Stated goal
Using the listing below, output only the lines from the one that contains "Rebuild this chart" through the one that contains "massa = [0.63, 1.01, 1.60, 2.58, 4.90, 6.69, 8.22, 10.48]", inclusive, exactly as given and without images.

Extracted data
====
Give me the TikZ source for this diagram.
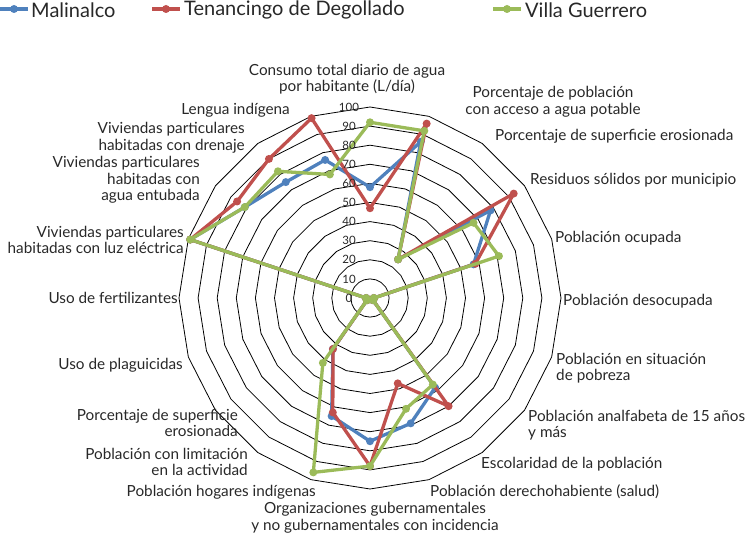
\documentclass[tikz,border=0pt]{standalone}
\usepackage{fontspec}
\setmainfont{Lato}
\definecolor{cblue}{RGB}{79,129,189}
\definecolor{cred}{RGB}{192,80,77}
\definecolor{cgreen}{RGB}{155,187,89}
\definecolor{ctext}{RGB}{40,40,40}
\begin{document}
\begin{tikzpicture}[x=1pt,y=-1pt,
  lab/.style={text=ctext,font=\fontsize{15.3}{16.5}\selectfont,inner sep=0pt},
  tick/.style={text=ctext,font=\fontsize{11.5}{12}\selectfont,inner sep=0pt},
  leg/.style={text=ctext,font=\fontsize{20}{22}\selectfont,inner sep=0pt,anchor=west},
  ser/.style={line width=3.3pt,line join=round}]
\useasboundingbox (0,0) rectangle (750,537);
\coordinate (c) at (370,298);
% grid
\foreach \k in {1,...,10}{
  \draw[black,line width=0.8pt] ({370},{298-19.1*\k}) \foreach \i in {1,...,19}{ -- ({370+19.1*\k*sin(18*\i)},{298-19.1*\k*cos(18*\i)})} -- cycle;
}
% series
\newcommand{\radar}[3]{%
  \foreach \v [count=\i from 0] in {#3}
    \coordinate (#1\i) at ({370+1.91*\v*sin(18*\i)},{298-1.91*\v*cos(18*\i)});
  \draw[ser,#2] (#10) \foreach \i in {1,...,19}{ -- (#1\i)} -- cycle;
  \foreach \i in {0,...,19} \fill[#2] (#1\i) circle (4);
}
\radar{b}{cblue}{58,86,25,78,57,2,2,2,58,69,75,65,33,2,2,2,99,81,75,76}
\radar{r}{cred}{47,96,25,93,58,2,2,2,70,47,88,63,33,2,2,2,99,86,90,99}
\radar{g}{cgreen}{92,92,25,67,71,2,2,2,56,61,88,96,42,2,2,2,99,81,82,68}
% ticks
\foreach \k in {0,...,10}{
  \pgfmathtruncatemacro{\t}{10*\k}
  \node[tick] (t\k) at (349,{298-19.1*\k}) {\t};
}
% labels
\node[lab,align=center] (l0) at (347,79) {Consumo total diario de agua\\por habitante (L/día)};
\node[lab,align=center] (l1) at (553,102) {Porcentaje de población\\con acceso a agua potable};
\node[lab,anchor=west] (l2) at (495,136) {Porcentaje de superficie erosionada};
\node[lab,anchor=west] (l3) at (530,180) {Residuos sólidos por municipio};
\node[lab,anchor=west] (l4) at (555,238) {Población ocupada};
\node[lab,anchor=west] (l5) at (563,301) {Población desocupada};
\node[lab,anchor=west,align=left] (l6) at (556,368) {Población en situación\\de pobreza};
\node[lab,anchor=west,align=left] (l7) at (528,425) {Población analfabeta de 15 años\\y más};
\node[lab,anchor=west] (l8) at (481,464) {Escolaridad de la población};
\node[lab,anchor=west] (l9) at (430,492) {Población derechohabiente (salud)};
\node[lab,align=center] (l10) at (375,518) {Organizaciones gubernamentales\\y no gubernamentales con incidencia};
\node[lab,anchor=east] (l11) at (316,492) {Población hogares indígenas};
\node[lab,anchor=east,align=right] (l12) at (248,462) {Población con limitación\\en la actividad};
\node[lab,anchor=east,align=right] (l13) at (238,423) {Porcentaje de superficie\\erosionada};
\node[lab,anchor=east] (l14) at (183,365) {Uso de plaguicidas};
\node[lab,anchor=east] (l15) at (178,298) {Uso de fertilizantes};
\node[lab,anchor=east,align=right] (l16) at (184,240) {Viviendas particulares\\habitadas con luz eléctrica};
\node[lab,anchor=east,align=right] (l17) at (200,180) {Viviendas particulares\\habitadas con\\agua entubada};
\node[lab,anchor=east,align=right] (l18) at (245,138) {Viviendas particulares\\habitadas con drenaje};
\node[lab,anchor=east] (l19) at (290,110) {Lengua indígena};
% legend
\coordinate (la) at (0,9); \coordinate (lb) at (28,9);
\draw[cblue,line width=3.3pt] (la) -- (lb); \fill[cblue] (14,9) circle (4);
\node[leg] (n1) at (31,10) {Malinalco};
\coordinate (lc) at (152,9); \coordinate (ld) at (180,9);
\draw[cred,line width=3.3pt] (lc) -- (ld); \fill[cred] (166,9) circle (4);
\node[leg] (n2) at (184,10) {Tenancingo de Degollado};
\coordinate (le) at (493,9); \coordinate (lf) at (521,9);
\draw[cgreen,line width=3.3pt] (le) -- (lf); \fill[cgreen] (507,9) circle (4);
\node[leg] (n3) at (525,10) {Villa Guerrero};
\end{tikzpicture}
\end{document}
====
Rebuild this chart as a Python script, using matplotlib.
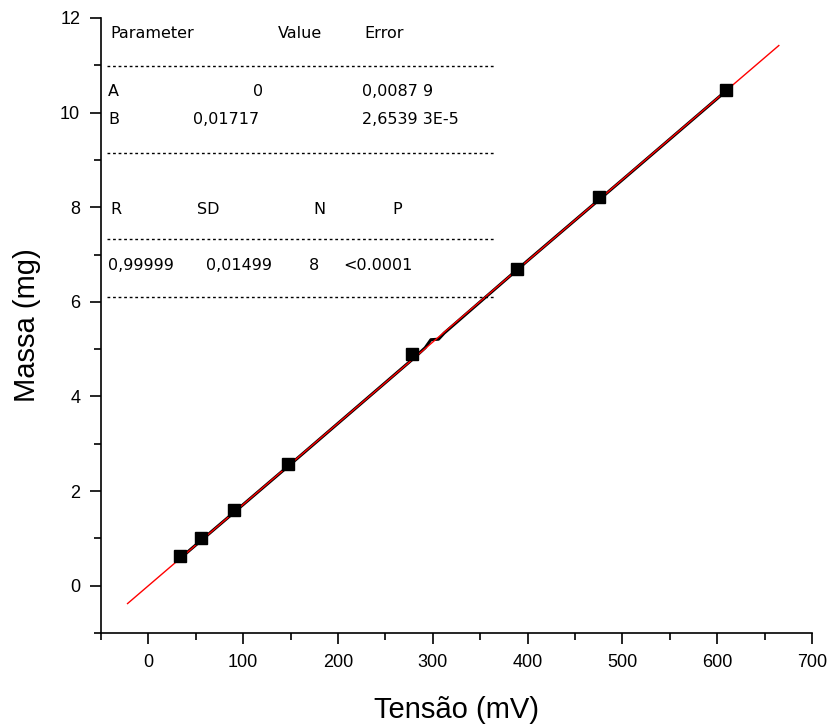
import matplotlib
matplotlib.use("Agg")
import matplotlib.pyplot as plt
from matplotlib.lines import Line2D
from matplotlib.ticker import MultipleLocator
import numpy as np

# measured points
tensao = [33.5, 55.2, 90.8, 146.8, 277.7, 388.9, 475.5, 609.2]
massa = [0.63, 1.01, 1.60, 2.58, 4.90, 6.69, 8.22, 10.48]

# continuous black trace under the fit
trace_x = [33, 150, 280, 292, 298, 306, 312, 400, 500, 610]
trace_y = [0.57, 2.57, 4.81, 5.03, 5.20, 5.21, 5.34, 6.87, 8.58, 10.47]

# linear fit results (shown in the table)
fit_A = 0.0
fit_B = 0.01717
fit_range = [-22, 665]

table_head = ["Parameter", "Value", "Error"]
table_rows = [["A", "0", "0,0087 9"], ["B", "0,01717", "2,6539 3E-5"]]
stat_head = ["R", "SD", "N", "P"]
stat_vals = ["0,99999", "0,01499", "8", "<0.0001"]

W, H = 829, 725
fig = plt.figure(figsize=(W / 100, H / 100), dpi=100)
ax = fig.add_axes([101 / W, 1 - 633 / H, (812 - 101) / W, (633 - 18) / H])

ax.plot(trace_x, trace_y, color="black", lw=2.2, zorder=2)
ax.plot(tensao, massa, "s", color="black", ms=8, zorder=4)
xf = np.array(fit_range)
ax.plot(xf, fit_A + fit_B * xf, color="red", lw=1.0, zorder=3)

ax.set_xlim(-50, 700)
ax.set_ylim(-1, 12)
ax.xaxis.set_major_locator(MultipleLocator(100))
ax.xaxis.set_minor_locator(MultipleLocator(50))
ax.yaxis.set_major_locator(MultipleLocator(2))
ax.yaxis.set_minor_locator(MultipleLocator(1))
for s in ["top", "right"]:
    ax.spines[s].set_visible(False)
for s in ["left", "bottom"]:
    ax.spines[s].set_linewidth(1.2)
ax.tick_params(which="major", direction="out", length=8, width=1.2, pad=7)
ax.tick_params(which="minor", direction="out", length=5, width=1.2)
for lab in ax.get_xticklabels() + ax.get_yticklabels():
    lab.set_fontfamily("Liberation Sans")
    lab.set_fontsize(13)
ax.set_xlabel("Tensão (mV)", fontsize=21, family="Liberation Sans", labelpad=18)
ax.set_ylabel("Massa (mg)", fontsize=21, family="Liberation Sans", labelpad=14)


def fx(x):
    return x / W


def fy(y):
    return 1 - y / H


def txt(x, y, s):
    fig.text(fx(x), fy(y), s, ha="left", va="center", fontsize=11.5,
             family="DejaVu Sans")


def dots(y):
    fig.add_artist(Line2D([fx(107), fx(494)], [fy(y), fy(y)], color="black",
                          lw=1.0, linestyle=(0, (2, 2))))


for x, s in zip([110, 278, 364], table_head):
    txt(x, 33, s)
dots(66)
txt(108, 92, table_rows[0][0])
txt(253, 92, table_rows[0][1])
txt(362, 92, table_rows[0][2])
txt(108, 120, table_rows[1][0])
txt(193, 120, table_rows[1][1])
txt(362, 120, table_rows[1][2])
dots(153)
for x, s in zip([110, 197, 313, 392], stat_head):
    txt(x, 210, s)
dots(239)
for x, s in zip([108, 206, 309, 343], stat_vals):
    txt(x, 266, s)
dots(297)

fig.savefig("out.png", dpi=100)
====
Reply to the exercise
Rebuild this chart as a Python script, using matplotlib.
import matplotlib
matplotlib.use("Agg")
import matplotlib.pyplot as plt
from matplotlib.lines import Line2D
from matplotlib.ticker import MultipleLocator
import numpy as np

# measured points
tensao = [33.5, 55.2, 90.8, 146.8, 277.7, 388.9, 475.5, 609.2]
massa = [0.63, 1.01, 1.60, 2.58, 4.90, 6.69, 8.22, 10.48]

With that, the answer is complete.